TAMPA, Fla. (Scripps News Tampa) — Opening statements began on Monday in the double-murder trial of a Riverview man accused of killing his girlfriend and 9-year-old daughter in 2018 and trying to kill his son.
Ronnie O’Neal III, 32, is accused of killing Kenyatta Barron and Ron’Niveya O’Neal and trying to kill his son, who was eight years old at the time.
The state began its opening statement Monday by playing the 911 call Kenyatta Barron made right before midnight on May 18, 2018, to jurors.
“I’m so sorry, I’m so sorry, I’m so sorry Ronnie,” Kenyatta Barron can be heard saying to dispatch.
The call goes on for roughly four minutes and Kenyatta can be heard screaming and pleading for help as she tells the dispatcher she had been shot. The state says O’Neal can be heard saying “she killed me” and “Allah Akbar.”
The state says O’Neal hunted Barron down as she hid from him in a bedroom closet. They eventually ended up at their neighbor’s front door where Assistant State Attorney Scott Harmon says O’Neal beat her to death with a shotgun.
“That’s the barrel, the tip of the barrel with a dent in it,” he said. “On her head, on this young woman’s face.”
Harmon says he then killed his daughter who had autism and couldn’t speak.
“She couldn’t beg for her life like Kenyatta Barron had been able to do,” Harmon said. “The evidence would show that Ron’Niveya was unable to say, ‘daddy stop please, daddy, please daddy stop, stop.'”
The state says O’Neal then set out to kill his son and stabbed him multiple times before setting the house on fire. When deputies arrived, the state says O’Neal’s son came out of the garage holding himself before he collapsed in the front yard.
“The evidence is going to show that I loved my children,” screamed O’Neal to jurors during his opening statement. “The evidence is going to prove to you this whole entire case has been tampered with and fabricated.”
Ronnie O’Neal III has been defending himself. He seemed extremely agitated, yelling at the jury throughout his nearly 30-minute long opening statement.

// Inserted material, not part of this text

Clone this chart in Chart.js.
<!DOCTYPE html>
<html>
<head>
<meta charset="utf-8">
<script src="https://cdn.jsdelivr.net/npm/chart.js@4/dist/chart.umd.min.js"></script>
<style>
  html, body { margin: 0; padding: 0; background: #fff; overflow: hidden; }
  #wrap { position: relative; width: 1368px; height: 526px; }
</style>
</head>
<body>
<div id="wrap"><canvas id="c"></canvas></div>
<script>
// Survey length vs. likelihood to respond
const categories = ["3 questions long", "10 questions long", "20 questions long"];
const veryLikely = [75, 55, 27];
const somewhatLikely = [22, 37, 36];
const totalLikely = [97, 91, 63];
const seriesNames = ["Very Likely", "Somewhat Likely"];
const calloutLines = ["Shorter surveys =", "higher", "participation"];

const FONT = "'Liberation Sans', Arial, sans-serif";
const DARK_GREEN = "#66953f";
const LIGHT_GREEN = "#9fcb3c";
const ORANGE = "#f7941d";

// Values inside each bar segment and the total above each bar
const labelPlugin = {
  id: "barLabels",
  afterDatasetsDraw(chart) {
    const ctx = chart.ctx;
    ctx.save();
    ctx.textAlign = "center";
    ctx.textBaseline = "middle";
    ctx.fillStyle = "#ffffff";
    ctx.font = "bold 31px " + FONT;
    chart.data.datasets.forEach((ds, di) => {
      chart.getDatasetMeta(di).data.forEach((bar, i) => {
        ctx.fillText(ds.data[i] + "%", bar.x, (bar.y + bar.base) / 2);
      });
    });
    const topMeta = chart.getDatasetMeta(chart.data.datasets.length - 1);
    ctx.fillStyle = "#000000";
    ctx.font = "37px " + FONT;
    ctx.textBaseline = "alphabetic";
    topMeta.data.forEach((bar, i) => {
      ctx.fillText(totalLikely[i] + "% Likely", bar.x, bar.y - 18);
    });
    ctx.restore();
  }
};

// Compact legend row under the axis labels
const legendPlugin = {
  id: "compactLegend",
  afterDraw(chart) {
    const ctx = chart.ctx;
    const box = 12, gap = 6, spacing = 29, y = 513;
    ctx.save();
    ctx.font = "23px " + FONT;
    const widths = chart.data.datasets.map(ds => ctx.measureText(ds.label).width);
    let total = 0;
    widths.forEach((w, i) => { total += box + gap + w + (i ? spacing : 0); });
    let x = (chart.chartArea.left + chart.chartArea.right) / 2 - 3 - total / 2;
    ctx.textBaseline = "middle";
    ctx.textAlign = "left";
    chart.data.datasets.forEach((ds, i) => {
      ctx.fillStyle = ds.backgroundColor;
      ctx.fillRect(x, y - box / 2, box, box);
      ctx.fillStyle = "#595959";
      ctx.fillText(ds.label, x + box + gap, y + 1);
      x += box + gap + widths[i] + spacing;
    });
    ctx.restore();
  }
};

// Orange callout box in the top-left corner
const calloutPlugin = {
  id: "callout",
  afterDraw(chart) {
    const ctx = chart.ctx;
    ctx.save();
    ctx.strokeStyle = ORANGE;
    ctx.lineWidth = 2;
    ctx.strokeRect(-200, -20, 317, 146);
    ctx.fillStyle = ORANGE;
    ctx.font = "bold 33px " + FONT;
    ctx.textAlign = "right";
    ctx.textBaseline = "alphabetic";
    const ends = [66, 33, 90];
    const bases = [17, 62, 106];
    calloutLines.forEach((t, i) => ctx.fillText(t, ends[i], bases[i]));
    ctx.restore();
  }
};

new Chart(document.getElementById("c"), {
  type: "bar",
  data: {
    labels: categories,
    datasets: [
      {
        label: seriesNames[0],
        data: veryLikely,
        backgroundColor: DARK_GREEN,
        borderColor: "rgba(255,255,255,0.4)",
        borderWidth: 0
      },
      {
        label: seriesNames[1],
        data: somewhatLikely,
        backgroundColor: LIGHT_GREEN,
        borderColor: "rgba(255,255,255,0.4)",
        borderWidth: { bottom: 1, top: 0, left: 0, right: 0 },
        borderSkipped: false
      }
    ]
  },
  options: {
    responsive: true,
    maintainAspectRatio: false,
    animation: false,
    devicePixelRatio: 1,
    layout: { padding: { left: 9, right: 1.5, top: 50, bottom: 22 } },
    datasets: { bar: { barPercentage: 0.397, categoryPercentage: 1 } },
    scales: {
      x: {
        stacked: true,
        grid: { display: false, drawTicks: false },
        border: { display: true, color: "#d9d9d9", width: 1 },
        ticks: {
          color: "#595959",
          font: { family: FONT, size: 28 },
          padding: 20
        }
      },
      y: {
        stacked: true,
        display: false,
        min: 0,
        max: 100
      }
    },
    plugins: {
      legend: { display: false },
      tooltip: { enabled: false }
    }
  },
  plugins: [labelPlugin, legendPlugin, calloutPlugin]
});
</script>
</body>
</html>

“She threatened to kill me with a knife just a few weeks before the incident and she was angry about her relationship with my other child’s mom,” he said.
O’Neal says his son is unreliable when it comes to the “actual facts” of the case because he suffers from PTSD and that he’s been coached on his responses.
That boy survived and is expected to testify against his father at some point during this case.
Jury selection took place last week with Judge Michelle Sisco presiding. Some potential jurors told the judge they have scheduling conflicts, others admitted they don’t think they can be fully impartial and some had strong opinions on the death penalty.
“I just believe that anyone who takes a life deserves to have theirs taken,” said juror 24.
“Part of it is my Catholicism, that every human has a right to live and that their lives should not be ended any other way than naturally,” Juror 17 said.
The state says it can be challenging prosecuting a case where the defendant is representing themselves because they aren’t skilled in rules of evidence and procedure.
And there were plenty of times during jury selection where O’Neal seemed confused by the process, asking if jury selection was the official “start” of his trial. He also asked if the judge could strike Juror 24 because of his stance on the death penalty but seemed to get what the juror said incorrectly when talking to the judge.
“Because he does not agree with the death penalty. Huh? His… basically his views on the death penalty,” O’Neal said.
O’Neal is charged with two counts of first-degree murder, one count of attempted murder in the first degree, one count of arson, and one count of resisting arrest without violence.